# START OF RECORDS FOR THIS EXERCISE
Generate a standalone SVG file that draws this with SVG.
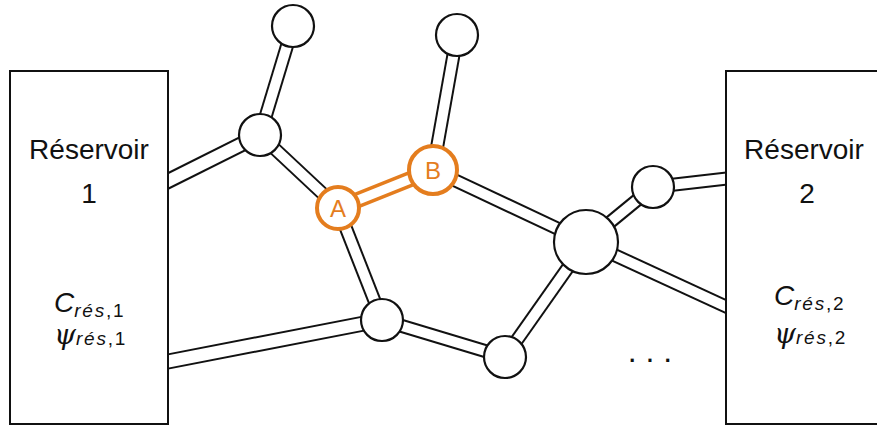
<svg xmlns="http://www.w3.org/2000/svg" width="877" height="427" viewBox="0 0 877 427">
<style>
.po{stroke:#111;stroke-width:14;fill:none}
.pi{stroke:#fff;stroke-width:10;fill:none}
.pow{stroke:#111;stroke-width:16;fill:none}
.piw{stroke:#fff;stroke-width:12;fill:none}
.opo{stroke:#E47D1E;stroke-width:16;fill:none}
.opi{stroke:#fff;stroke-width:9;fill:none}
.node{fill:#fff;stroke:#111;stroke-width:2.2}
.onode{fill:#fff;stroke:#E47D1E;stroke-width:4}
.box{fill:#fff;stroke:#111;stroke-width:2}
.t{font-family:"Liberation Sans",Arial,sans-serif;fill:#111;text-anchor:middle}
.big{font-size:28px}
.it{font-family:"Liberation Sans",Arial,sans-serif;font-style:italic;fill:#111}
.sub{font-size:19px;letter-spacing:1.8px}
.psi{font-family:"DejaVu Serif",serif;font-size:28px}
.ot{font-family:"Liberation Sans",Arial,sans-serif;fill:#E47D1E;font-size:24px;text-anchor:middle}
</style>
<g id="connectors">
<g id="outer">
<line class="pow" x1="150" y1="190" x2="260" y2="135"/>
<line class="po" x1="260" y1="135" x2="293" y2="26"/>
<line class="po" x1="260" y1="135" x2="338" y2="208"/>
<line class="po" x1="338" y1="208" x2="382" y2="320"/>
<line class="pow" x1="150" y1="365" x2="382" y2="320"/>
<line class="po" x1="382" y1="320" x2="505" y2="357"/>
<line class="po" x1="505" y1="357" x2="586" y2="242"/>
<line class="po" x1="433" y1="170" x2="586" y2="242"/>
<line class="po" x1="433" y1="170" x2="457" y2="35"/>
<line class="po" x1="586" y1="242" x2="653" y2="187"/>
<line class="po" x1="653" y1="187" x2="740" y2="177"/>
<line class="po" x1="586" y1="242" x2="740" y2="313"/>
</g>
<g id="inner">
<line class="piw" x1="150" y1="190" x2="260" y2="135"/>
<line class="pi" x1="260" y1="135" x2="293" y2="26"/>
<line class="pi" x1="260" y1="135" x2="338" y2="208"/>
<line class="pi" x1="338" y1="208" x2="382" y2="320"/>
<line class="piw" x1="150" y1="365" x2="382" y2="320"/>
<line class="pi" x1="382" y1="320" x2="505" y2="357"/>
<line class="pi" x1="505" y1="357" x2="586" y2="242"/>
<line class="pi" x1="433" y1="170" x2="586" y2="242"/>
<line class="pi" x1="433" y1="170" x2="457" y2="35"/>
<line class="pi" x1="586" y1="242" x2="653" y2="187"/>
<line class="pi" x1="653" y1="187" x2="740" y2="177"/>
<line class="pi" x1="586" y1="242" x2="740" y2="313"/>
</g>
<g id="pipe-AB">
<line class="opo" x1="338" y1="208" x2="433" y2="170"/>
<line class="opi" x1="338" y1="208" x2="433" y2="170"/>
</g>
</g>
<g id="reservoir1">
<rect class="box" x="10" y="71" width="158" height="353"/>
<text class="t big" x="89" y="159">Réservoir</text>
<text class="t big" x="89" y="203">1</text>
<text class="it" x="54" y="312"><tspan font-size="28">C</tspan><tspan class="sub" dy="5">rés</tspan><tspan class="sub" font-style="normal">,1</tspan></text>
<text class="it" x="54" y="344"><tspan class="psi">ψ</tspan><tspan class="sub" dy="1">rés</tspan><tspan class="sub" font-style="normal">,1</tspan></text>
</g>
<g id="reservoir2">
<rect class="box" x="726" y="71" width="160" height="353"/>
<text class="t big" x="804" y="159">Réservoir</text>
<text class="t big" x="807" y="203">2</text>
<text class="it" x="774" y="305"><tspan font-size="28">C</tspan><tspan class="sub" dy="5">rés</tspan><tspan class="sub" font-style="normal">,2</tspan></text>
<text class="it" x="774" y="343"><tspan class="psi">ψ</tspan><tspan class="sub" dy="1">rés</tspan><tspan class="sub" font-style="normal">,2</tspan></text>
</g>
<g id="n-top1"><circle class="node" cx="293" cy="26" r="21"/></g>
<g id="n-left"><circle class="node" cx="260" cy="135" r="21"/></g>
<g id="n-top2"><circle class="node" cx="457" cy="35" r="21"/></g>
<g id="n-bot1"><circle class="node" cx="382" cy="320" r="21"/></g>
<g id="n-bot2"><circle class="node" cx="505" cy="357" r="21"/></g>
<g id="n-big"><circle class="node" cx="586" cy="242" r="32"/></g>
<g id="n-right"><circle class="node" cx="653" cy="187" r="21"/></g>
<g id="n-A"><circle class="onode" cx="338" cy="208" r="21"/><text class="ot" x="338" y="217">A</text></g>
<g id="n-B"><circle class="onode" cx="433" cy="170" r="24"/><text class="ot" x="433" y="179">B</text></g>
<g id="dots"><text class="t" font-size="32" x="650" y="362">. . .</text></g>
</svg>
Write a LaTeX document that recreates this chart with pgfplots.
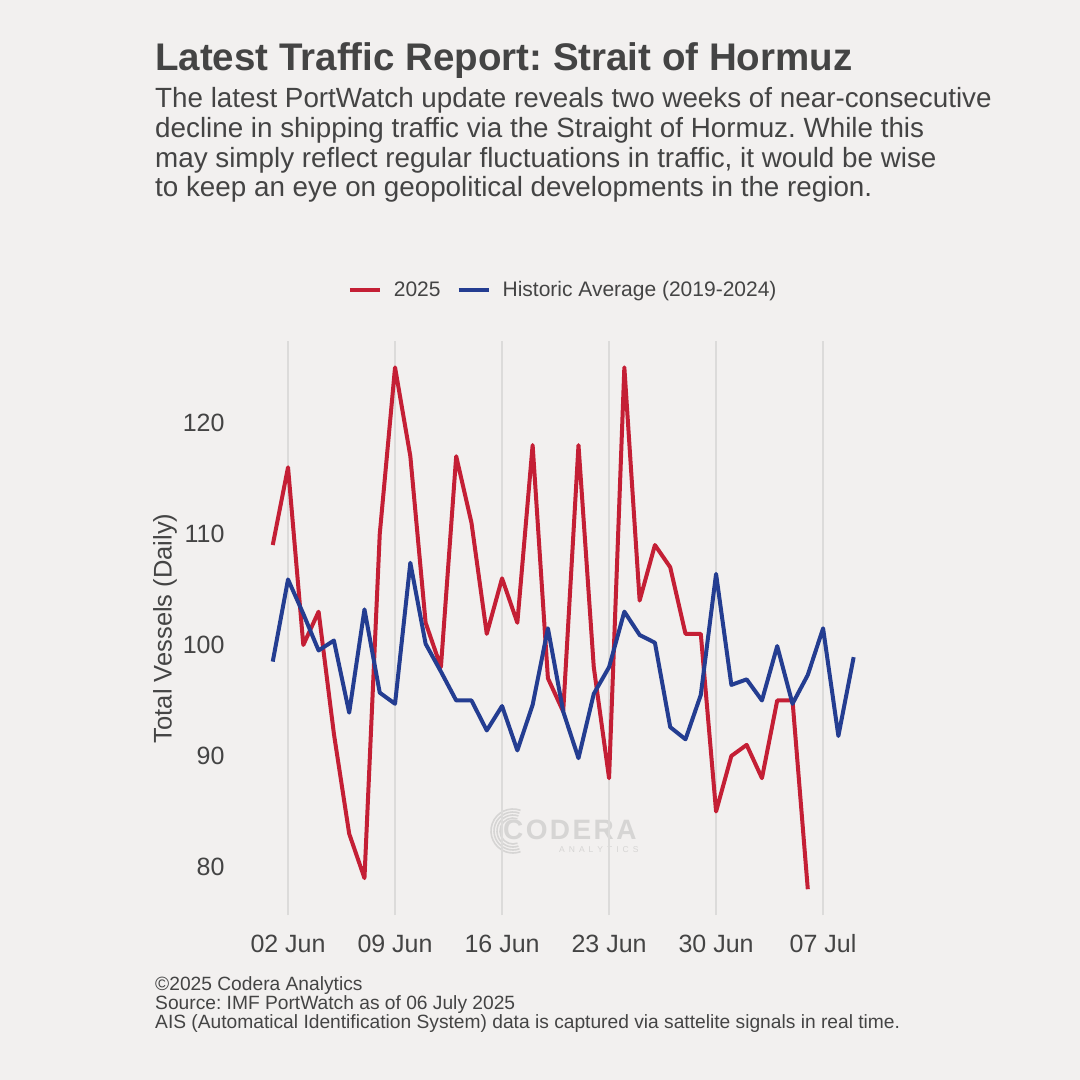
\documentclass[border=0pt]{standalone}
\usepackage{fontspec}
\setmainfont{Liberation Sans}
\usepackage{pgfplots}
\pgfplotsset{compat=1.18}
\definecolor{bg}{HTML}{F2F0EF}
\definecolor{redY}{HTML}{C41F35}
\definecolor{blueH}{HTML}{243D91}
\definecolor{txt}{HTML}{444444}
\definecolor{gridc}{HTML}{DCDBDA}
\definecolor{wm}{HTML}{D6D5D4}
\frenchspacing
\begin{document}
\frenchspacing
\begin{tikzpicture}[x=1pt,y=1pt]
\fill[bg] (0,0) rectangle (1080,1080);
\node[anchor=base west, inner sep=0, text=txt, font=\fontsize{38.5}{38.5}\selectfont\bfseries] at (155,1009) {Latest Traffic Report: Strait of Hormuz};
\begin{scope}[every node/.style={anchor=base west, inner sep=0, text=txt, font=\fontsize{27.8}{27.8}\selectfont}]
\node at (155,972) {The latest PortWatch update reveals two weeks of near-consecutive};
\node at (155,942) {decline in shipping traffic via the Straight of Hormuz. While this};
\node at (155,912.5) {may simply reflect regular fluctuations in traffic, it would be wise};
\node at (155,883) {to keep an eye on geopolitical developments in the region.};
\end{scope}
\begin{scope}[every node/.style={anchor=base west, inner sep=0, text=txt, font=\fontsize{19.2}{19.2}\selectfont}]
\node at (155,89) {\textcopyright 2025 Codera Analytics};
\node at (155,70) {Source: IMF PortWatch as of 06 July 2025};
\node at (155,51) {AIS (Automatical Identification System) data is captured via sattelite signals in real time.};
\end{scope}
% watermark
\foreach \r in {13,16,19,22}{\draw[wm, line width=1.6pt] (513,249)++(70:\r) arc[start angle=70, end angle=290, radius=\r];}
\node[anchor=base west, inner sep=0, text=wm, font=\fontsize{28}{28}\selectfont\bfseries] at (503,240) {C\kern2.4pt O\kern2.4pt D\kern2.4pt E\kern2.4pt R\kern2.4pt A};
\node[anchor=base west, inner sep=0, text=wm, font=\fontsize{8.5}{8.5}\selectfont] at (559,227) {A\hspace{4pt}N\hspace{4pt}A\hspace{4pt}L\hspace{4pt}Y\hspace{4pt}T\hspace{4pt}I\hspace{4pt}C\hspace{4pt}S};
\begin{axis}[
  at={(243.7pt,164.7pt)}, anchor=south west,
  scale only axis, width=639pt, height=574pt,
  xmin=-0.9, xmax=40.9, ymin=75.65, ymax=127.35,
  axis line style={draw=none},
  major tick style={draw=none},
  xtick={2,9,16,23,30,37},
  xticklabels={02 Jun,09 Jun,16 Jun,23 Jun,30 Jun,07 Jul},
  ytick={80,90,100,110,120},
  xmajorgrids=true, ymajorgrids=false,
  major grid style={draw=gridc, line width=1.3pt},
  /pgf/number format/assume math mode=true,
  ticklabel style={font=\fontsize{25}{25}\selectfont, text=txt},
  xticklabel style={anchor=base, yshift=-37pt},
  yticklabel style={anchor=east, inner sep=0pt, xshift=-19pt},
  ylabel={Total Vessels (Daily)},
  ylabel style={font=\fontsize{25.5}{25.5}\selectfont, text=txt, at={(rel axis cs:-0.1232,0.5)}, anchor=center},
  legend columns=2,
  legend style={at={(0.5,1.09)}, anchor=center, draw=none, fill=none, font=\fontsize{21}{21}\selectfont, text=txt,
    /tikz/every odd column/.append style={column sep=10pt},
    /tikz/every even column/.append style={column sep=14pt}},
  legend image code/.code={\draw[#1] (0pt,0pt) -- (30pt,0pt);},
  every axis plot/.append style={line width=4pt, line join=round},
]
\addplot[redY] coordinates {
(1,109) (2,116) (3,100) (4,103) (5,92) (6,83) (7,79) (8,110) (9,125) (10,117)
(11,102) (12,98) (13,117) (14,111) (15,101) (16,106) (17,102) (18,118) (19,97) (20,94)
(21,118) (22,98) (23,88) (24,125) (25,104) (26,109) (27,107) (28,101) (29,101) (30,85)
(31,90) (32,91) (33,88) (34,95) (35,95) (36,78)};
\addlegendentry{2025}
\addplot[blueH] coordinates {
(1,98.5) (2,105.9) (3,102.8) (4,99.5) (5,100.4) (6,93.9) (7,103.2) (8,95.7) (9,94.7) (10,107.4)
(11,100.1) (12,97.6) (13,95.0) (14,95.0) (15,92.3) (16,94.5) (17,90.5) (18,94.6) (19,101.5) (20,94.0)
(21,89.8) (22,95.6) (23,98.0) (24,103.0) (25,100.9) (26,100.2) (27,92.6) (28,91.5) (29,95.5) (30,106.4)
(31,96.4) (32,96.9) (33,95.0) (34,99.9) (35,94.7) (36,97.3) (37,101.5) (38,91.8) (39,98.9)};
\addlegendentry{Historic Average (2019-2024)}
\end{axis}
\end{tikzpicture}
\end{document}
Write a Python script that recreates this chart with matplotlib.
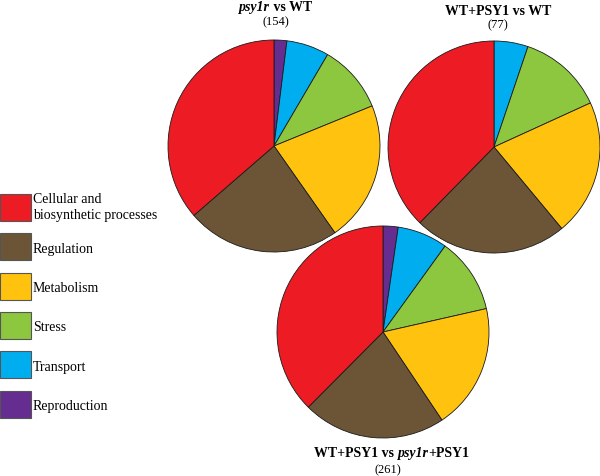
import matplotlib
matplotlib.use("Agg")
import matplotlib.pyplot as plt
from matplotlib.patches import Rectangle, Circle

plt.rcParams['font.family'] = ['Liberation Serif', 'DejaVu Serif']

categories = ["Cellular and\nbiosynthetic processes", "Regulation", "Metabolism",
              "Stress", "Transport", "Reproduction"]
colors = ["#ED1C24", "#6B5536", "#FFC20E", "#8DC63F", "#00AEEF", "#662D91"]

# values in category order (Cellular, Regulation, Metabolism, Stress, Transport, Reproduction)
pie1_values = [56, 36, 33, 16, 10, 3]     # psy1r vs WT (154)
pie2_values = [29, 18, 16, 10, 4, 0]      # WT+PSY1 vs WT (77)
pie3_values = [98, 57, 50, 30, 20, 6]     # WT+PSY1 vs psy1r+PSY1 (261)

titles = [
    [("psy1r", "italic"), (" vs WT", "normal")],
    [("WT+PSY1 vs WT", "normal")],
    [("WT+PSY1 vs ", "normal"), ("psy1r", "italic"), ("+PSY1", "normal")],
]
counts = ["(154)", "(77)", "(261)"]

W, H = 600, 477
fig = plt.figure(figsize=(W / 100, H / 100), dpi=100)
renderer = fig.canvas.get_renderer()

R = 106
# (values, centre x, centre y, title (x, baseline), count (x, baseline))
pies = [
    (pie1_values, 274, 147, (275.5, 11), (275.5, 25)),
    (pie2_values, 494, 148, (498, 15), (498, 28.5)),
    (pie3_values, 383, 333, (392, 457), (388, 473)),
]


def fx(x):
    return x / W


def fy(y):
    return 1 - y / H


def draw_pie(values, cx, cy, front=False):
    ax = fig.add_axes([fx(cx - R), fy(cy + R), 2 * R / W, 2 * R / H])
    vals = values[::-1]
    cols = colors[::-1]
    keep = [(v, c) for v, c in zip(vals, cols) if v > 0]
    ax.pie([v for v, _ in keep], colors=[c for _, c in keep], startangle=90,
           counterclock=False, radius=1,
           wedgeprops=dict(edgecolor="#1a1a1a", linewidth=0.6))
    if front:
        ax.add_patch(Circle((0, 0), 1.03, facecolor="white", edgecolor="none",
                            zorder=0, clip_on=False))
    ax.set_xlim(-1, 1)
    ax.set_ylim(-1, 1)
    ax.axis("off")
    return ax


def draw_segments(segs, xc, yb, size, weight):
    texts = []
    for s, style in segs:
        t = fig.text(0, fy(yb), s, fontsize=size, fontweight=weight, fontstyle=style,
                     ha="left", va="baseline")
        texts.append(t)
    widths = [t.get_window_extent(renderer).width for t in texts]
    total = sum(widths)
    x = xc - total / 2
    for t, w in zip(texts, widths):
        t.set_x(fx(x))
        x += w


for i, (vals, cx, cy, tpos, cpos) in enumerate(pies):
    draw_pie(vals, cx, cy, front=(i == 2))
    draw_segments(titles[i], tpos[0], tpos[1], 10, "bold")
    fig.text(fx(cpos[0]), fy(cpos[1]), counts[i], fontsize=9, ha="center", va="baseline")

# legend
box_w, box_h = 31, 27
top0 = 195
step = 39.3
for i, (cat, col) in enumerate(zip(categories, colors)):
    top = top0 + i * step
    fig.patches.append(Rectangle((fx(0), fy(top + box_h)), box_w / W, box_h / H,
                                 transform=fig.transFigure, facecolor=col,
                                 edgecolor="#555555", linewidth=0.8))
    lines = cat.split("\n")
    if len(lines) == 1:
        baselines = [top + 18.5]
    else:
        baselines = [top + 8.3, top + 24.3]
    for line, yb in zip(lines, baselines):
        fig.text(fx(33), fy(yb), line, fontsize=10, ha="left", va="baseline")

fig.savefig("out.png", dpi=100)
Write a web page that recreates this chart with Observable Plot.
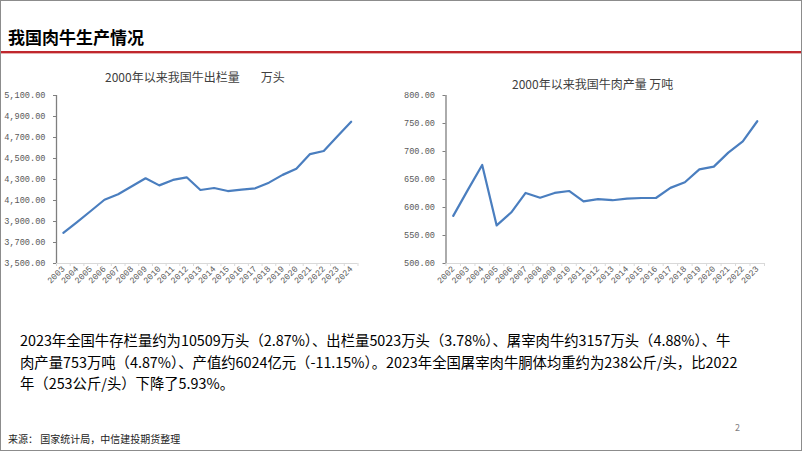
# END OF RECORDS FOR THIS EXERCISE
Copy out each line of the material that holds the word "chart".

Write a LaTeX document that recreates this chart with pgfplots.
Write a Python script that recreates this chart with matplotlib.
Write a web page that recreates this chart with Observable Plot.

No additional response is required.